Schoharie Crossing State Historic Site, also known as Erie Canal National Historic Landmark, is a historic district that includes the ruins of the Erie Canal aqueduct over Schoharie Creek, and a 3.5-mile (5.6 km) long part of the Erie Canal, in the towns of Glen and Florida within Montgomery County, New York. It was the first part of the old canal to be designated a National Historic Landmark, prior to the designation of the entire New York State Barge Canal as a NHL in 2017.
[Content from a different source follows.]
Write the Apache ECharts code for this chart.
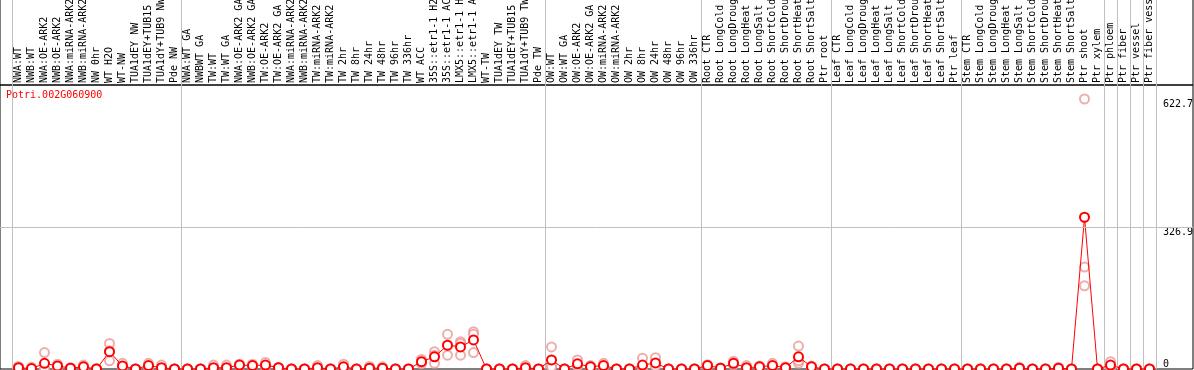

Schoharie Crossing State Historic Site is the only location where all three phases of New York's Canals can be seen at once. In addition to the Schoharie Aqueduct, the only two remaining locks of the original canal can be found at Schoharie Crossing, as well as three enlarged canal locks and one barge canal lock.

Located at the south east corner of the confluence of the Mohawk River and Schoharie Creek was the Native American fortified village of Tiononderoge. The name is Mohawk meaning "the meeting of the waters". The settlement was occupied from around 1710 to the beginning of the American Revolutionary War in 1776. It has been estimated that approximately 360 people lived in the village in 1713, declining to 204 by 1750. Europeans called the village the Lower Castle from its position as the major eastern settlement (furthest downstream) of the Mohawk.

In 1710, Peter Schuyler, mayor of Albany, invited three Mohawk chiefs and one Mahican chief (of the Algonquian-speaking peoples) to travel to England and visit Queen Anne to solidify their trading alliance. The Mohawk chiefs asked for help in defense against the French, including Anglican missionaries to offset French Catholic influence among their people. Numerous Catholic Mohawk had moved up to the St. Lawrence River valley, where they settled south of Montreal at a village they named Kahnawake, after their former Caughnawaga in the Mohawk Valley.